### Source excerpt
*-*-*

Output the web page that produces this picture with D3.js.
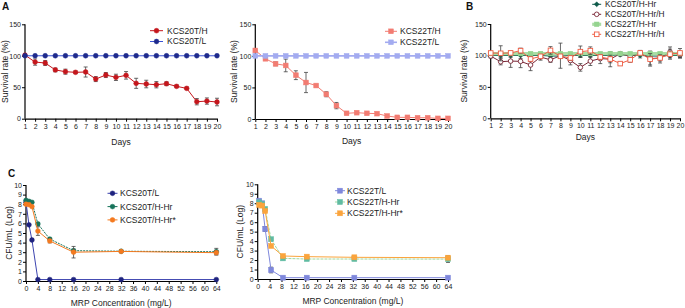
<!DOCTYPE html>
<html><head><meta charset="utf-8">
<script src="https://cdn.jsdelivr.net/npm/d3@7"></script>
<style>body{margin:0;background:#fff}svg{display:block;font-family:"Liberation Sans",Arial,sans-serif}</style>
</head><body><svg id="c" width="685" height="308"></svg>
<script>
// ---------- DATA ----------
const days = d3.range(1, 21);
const dayTicks = d3.range(1, 21);
const survTicks = [0, 50, 100, 150];
const cfuTicks = d3.range(0, 11);
const concTicks = d3.range(0, 65, 4);

const kcs20H = [101, 90, 88.5, 77.5, 74.7, 73.7, 74.2, 63, 69.4, 65.7, 68.9, 56.2, 55.1, 54, 55.6, 51.4, 48.2, 27, 28, 26.5];
const kcs20HErr = [2, 5, 4, 3, 4, 2, 8, 4, 4, 5, 6, 8, 6, 5, 3, 2, 2, 5, 5, 6];
const kcs20L = [100, 100, 100, 100, 100, 100, 100, 100, 100, 100, 100, 100, 100, 100, 100, 100, 100, 100, 100, 100];

const kcs22H = [108.6, 95.4, 87.4, 84.8, 69.4, 57.8, 53, 39.2, 21.2, 9, 10, 9, 8.5, 4.8, 2.6, 2.6, 2, 2, 1, 1];
const kcs22HErr = [1, 2, 3, 10, 7, 16, 1, 4, 5, 1, 1, 1, 1, 1, 1, 1, 1, 1, 1, 1];
const kcs22L = [100, 100, 100, 100, 100, 100, 100, 100, 100, 100, 100, 100, 100, 100, 100, 100, 100, 100, 100, 100];

const b20Hr = [100, 100, 100, 100, 100, 100, 99, 99, 100, 100, 100, 100, 100, 101, 100, 100, 99, 99, 100, 100];
const b20HrErr = [2, 3, 3, 5, 3, 5, 4, 3, 3, 3, 3, 3, 4, 2, 2, 4, 3, 3, 4, 4];
const b20HrH = [99, 90, 91, 90.6, 84.8, 97.5, 93, 99.6, 92, 81, 91, 95, 94, 102.8, 98.6, 104, 95, 96, 105.5, 101];
const b20HrHErr = [3, 5, 10, 10, 9, 5, 4, 20, 7, 6, 7, 8, 12, 3, 6, 4, 12, 8, 8, 5];
const b22Hr = [103, 103, 103, 103, 103, 103, 103, 103, 103, 103, 103, 103, 103, 103, 103, 103, 103, 103, 103, 103];
const b22HrH = [103.9, 103.4, 104, 107.6, 94.3, 98.6, 108, 98.6, 96, 106, 107.6, 97.5, 94.3, 87, 93, 104, 94, 96, 102, 104];
const b22HrHErr = [2, 12, 3, 4, 4, 3, 6, 3, 4, 9, 6, 4, 6, 3, 4, 3, 9, 5, 8, 7];

const conc20 = [0, 1, 2, 4, 8, 16, 32, 64];
const c20L = [8.2, 5.85, 4.27, 0.15, 0.15, 0.15, 0.15, 0.15];
const c20Hr = [8.4, 8.3, 8.2, 5.95, 4.37, 3.16, 3.1, 3.05];
const c20HrErr = [0.1, 0.1, 0.1, 0.15, 0.1, 0.15, 0.1, 0.35];
const c20HrS = [8.0, 7.95, 7.75, 5.2, 4.17, 3.0, 3.08, 2.95];
const c20HrSErr = [0.1, 0.1, 0.1, 0.45, 0.2, 0.6, 0.1, 0.2];

const conc22 = [0.5, 1.5, 2.5, 4.5, 8.5, 16.5, 32.5, 64];
const c22L = [8.27, 8.0, 5.28, 0.95, 0.14, 0.14, 0.14, 0.14];
const c22LErr = [0.1, 0.1, 0.25, 0.3, 0.05, 0.05, 0.05, 0.05];
const c22Hr = [8.1, 7.9, 7.4, 4.2, 2.18, 2.11, 2.11, 2.1];
const c22HrErr = [0.1, 0.1, 0.1, 0.1, 0.1, 0.1, 0.1, 0.35];
const c22HrS = [7.82, 7.75, 7.18, 3.49, 2.43, 2.36, 2.29, 2.25];

// ---------- DRAW ----------
const svg = d3.select("#c");
const FONT = "Liberation Sans, Arial, sans-serif";

function panel(o) {
  const x = d3.scaleLinear().domain(o.xd).range(o.xr);
  const y = d3.scaleLinear().domain(o.yd).range(o.yr);
  const g = svg.append("g");
  const ax = g.append("g").attr("transform", `translate(0,${o.yr[0]})`)
    .call(d3.axisBottom(x).tickValues(o.xt).tickSize(3).tickPadding(2).tickSizeOuter(0));
  const ay = g.append("g").attr("transform", `translate(${o.xr[0]},0)`)
    .call(d3.axisLeft(y).tickValues(o.yt).tickSize(3).tickPadding(1).tickSizeOuter(0));
  [ax, ay].forEach(a => {
    a.select(".domain").attr("stroke", "#000").attr("stroke-width", 1.2);
    a.selectAll("line").attr("stroke", "#000");
    a.selectAll("text").attr("font-size", o.tf || 7).attr("font-family", FONT).attr("fill", "#222");
  });
  ay.select(".domain").attr("d", `M0,${o.yr[0]}V${o.yr[1]}`);
  g.append("text").attr("x", (o.xr[0] + o.xr[1]) / 2).attr("y", o.xlY).attr("text-anchor", "middle")
    .attr("font-size", 8.5).attr("font-family", FONT).attr("fill", "#222").text(o.xl);
  g.append("text").attr("transform", `translate(${o.ylX},${(o.yr[0] + o.yr[1]) / 2}) rotate(-90)`)
    .attr("text-anchor", "middle").attr("font-size", 8.5).attr("font-family", FONT).attr("fill", "#222").text(o.yl);

  o.series.forEach(s => {
    const pts = s.y.map((v, i) => [s.x[i], v, s.e ? s.e[i] : 0]);
    // error bars
    if (s.e) {
      pts.forEach(p => {
        if (!p[2]) return;
        const cx = x(p[0]), y1 = y(p[1] - p[2]), y2 = y(p[1] + p[2]);
        g.append("path").attr("d", `M${cx},${y1}V${y2}M${cx - 2},${y1}H${cx + 2}M${cx - 2},${y2}H${cx + 2}`)
          .attr("stroke", s.ec || "#444").attr("stroke-width", 0.8).attr("fill", "none");
      });
    }
    g.append("path").datum(pts).attr("d", d3.line().x(p => x(p[0])).y(p => y(p[1])))
      .attr("fill", "none").attr("stroke", s.lc || s.c).attr("stroke-width", s.lw || 1)
      .attr("stroke-dasharray", s.dash || null).attr("opacity", s.lo || 1);
    pts.forEach(p => marker(g, s, x(p[0]), y(p[1])));
  });

  // legend
  o.series.forEach((s, i) => {
    const ly = o.leg.y + i * o.leg.dy;
    g.append("line").attr("x1", o.leg.x - o.leg.len / 2).attr("x2", o.leg.x + o.leg.len / 2)
      .attr("y1", ly).attr("y2", ly).attr("stroke", s.lc || s.c).attr("stroke-width", s.lw || 1)
      .attr("opacity", s.lo || 1);
    marker(g, s, o.leg.x, ly);
    g.append("text").attr("x", o.leg.tx).attr("y", ly).attr("dy", "0.35em")
      .attr("font-size", o.leg.fs || 8.5).attr("font-family", FONT).attr("fill", "#222").text(s.name);
  });
}

function marker(g, s, cx, cy) {
  const r = s.r || 2.4;
  const fill = s.open ? "#fff" : s.c;
  if (s.m === "circle") {
    g.append("circle").attr("cx", cx).attr("cy", cy).attr("r", r).attr("fill", fill)
      .attr("stroke", s.c).attr("stroke-width", s.open ? 0.9 : 0.5);
  } else if (s.m === "square") {
    g.append("rect").attr("x", cx - r).attr("y", cy - r).attr("width", 2 * r).attr("height", 2 * r)
      .attr("fill", fill).attr("stroke", s.c).attr("stroke-width", s.open ? 0.9 : 0.5);
  } else if (s.m === "diamond") {
    g.append("path").attr("d", `M${cx},${cy - r * 1.2}L${cx + r * 1.2},${cy}L${cx},${cy + r * 1.2}L${cx - r * 1.2},${cy}Z`)
      .attr("fill", fill).attr("stroke", s.c).attr("stroke-width", 0.5);
  }
}

// Panel A left
panel({
  xd: [1, 20], xr: [25, 217], yd: [0, 150], yr: [118.7, 24.3], xt: dayTicks, yt: survTicks,
  xl: "Days", xlY: 145, yl: "Survival rate (%)", ylX: 8,
  series: [
    { name: "KCS20T/H", x: days, y: kcs20H, e: kcs20HErr, c: "#c4161c", m: "circle", r: 2.4 },
    { name: "KCS20T/L", x: days, y: kcs20L, c: "#1e2a8c", lc: "#3a52d4", m: "circle", r: 2.4 }
  ],
  leg: { x: 156.5, len: 13, tx: 167, y: 30.7, dy: 10.8 }
});
// Panel A right
panel({
  xd: [1, 20], xr: [255.3, 448], yd: [0, 150], yr: [119, 24.3], xt: dayTicks, yt: survTicks,
  xl: "Days", xlY: 144, yl: "Survival rate (%)", ylX: 237,
  series: [
    { name: "KCS22T/L", x: days, y: kcs22L, c: "#a3abf0", lw: 1.6, m: "square", r: 2.4 },
    { name: "KCS22T/H", x: days, y: kcs22H, e: kcs22HErr, c: "#f27c72", m: "square", r: 2.4 }
  ].reverse(),
  leg: { x: 391, len: 12, tx: 400, y: 31.3, dy: 11 }
});
// Panel B
panel({
  xd: [1, 20], xr: [490.7, 680], yd: [0, 150], yr: [118.3, 24], xt: dayTicks, yt: survTicks,
  xl: "Days", xlY: 140, yl: "Survival rate (%)", ylX: 467,
  series: [
    { name: "KCS20T/H-Hr", x: days, y: b20Hr, e: b20HrErr, c: "#0e5a4a", m: "diamond", r: 2.1 },
    { name: "KCS20T/H-Hr/H", x: days, y: b20HrH, e: b20HrHErr, c: "#7a2636", m: "circle", open: true, r: 2.3 },
    { name: "KCS22T/H-Hr", x: days, y: b22Hr, c: "#95d48f", lw: 3.2, lo: 0.8, m: "square", r: 2.3 },
    { name: "KCS22T/H-Hr/H", x: days, y: b22HrH, e: b22HrHErr, c: "#ef5e45", m: "square", open: true, r: 2.3 }
  ],
  leg: { x: 596.7, len: 9, tx: 605, y: 4.3, dy: 10, fs: 8.3 }
});
// Panel C left
panel({
  xd: [0, 64], xr: [26, 216.3], yd: [0, 10], yr: [281, 185], xt: concTicks, yt: cfuTicks,
  xl: "MRP Concentration (mg/L)", xlY: 306, yl: "CFU/mL (Log)", ylX: 12,
  series: [
    { name: "KCS20T/L", x: conc20, y: c20L, c: "#1e237e", lc: "#3c44b0", m: "circle", r: 2.4 },
    { name: "KCS20T/H-Hr", x: conc20, y: c20Hr, e: c20HrErr, c: "#17735a", dash: "2,1", m: "circle", r: 2.4 },
    { name: "KCS20T/H-Hr*", x: conc20, y: c20HrS, e: c20HrSErr, c: "#f47a20", m: "circle", r: 2.4 }
  ],
  leg: { x: 112.5, len: 10, tx: 120, y: 193.3, dy: 13.3 }
});
// Panel C right
panel({
  xd: [0, 64], xr: [257.7, 448], yd: [0, 10], yr: [279, 184.3], xt: concTicks, yt: cfuTicks,
  xl: "MRP Concentration (mg/L)", xlY: 304, yl: "CFU/mL (Log)", ylX: 243,
  series: [
    { name: "KCS22T/L", x: conc22, y: c22L, e: c22LErr, c: "#7f88dc", m: "square", r: 2.5 },
    { name: "KCS22T/H-Hr", x: conc22, y: c22Hr, e: c22HrErr, c: "#5fbba2", lc: "#9fd8a0", dash: "3,1", m: "square", r: 2.5 },
    { name: "KCS22T/H-Hr*", x: conc22, y: c22HrS, c: "#fba43c", m: "square", r: 2.5 }
  ],
  leg: { x: 340, len: 10, tx: 347, y: 190.7, dy: 11.3 }
});

// panel letters
[["A", 2, 10], ["B", 466, 10], ["C", 8, 177]].forEach(([t, x, y]) =>
  svg.append("text").attr("x", x).attr("y", y).attr("font-size", 10).attr("font-weight", "bold")
    .attr("font-family", FONT).attr("fill", "#111").text(t));
</script></body></html>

*-*-*

### What you have to do
Please extract exactly the lines of the data, from the first through the line containing "const concTicks = d3.range(0, 65, 4);", and add no pictures to the copy.

### Solution for this exercise
Output the web page that produces this picture with D3.js.
<!DOCTYPE html>
<html><head><meta charset="utf-8">
<script src="https://cdn.jsdelivr.net/npm/d3@7"></script>
<style>body{margin:0;background:#fff}svg{display:block;font-family:"Liberation Sans",Arial,sans-serif}</style>
</head><body><svg id="c" width="685" height="308"></svg>
<script>
// ---------- DATA ----------
const days = d3.range(1, 21);
const dayTicks = d3.range(1, 21);
const survTicks = [0, 50, 100, 150];
const cfuTicks = d3.range(0, 11);
const concTicks = d3.range(0, 65, 4);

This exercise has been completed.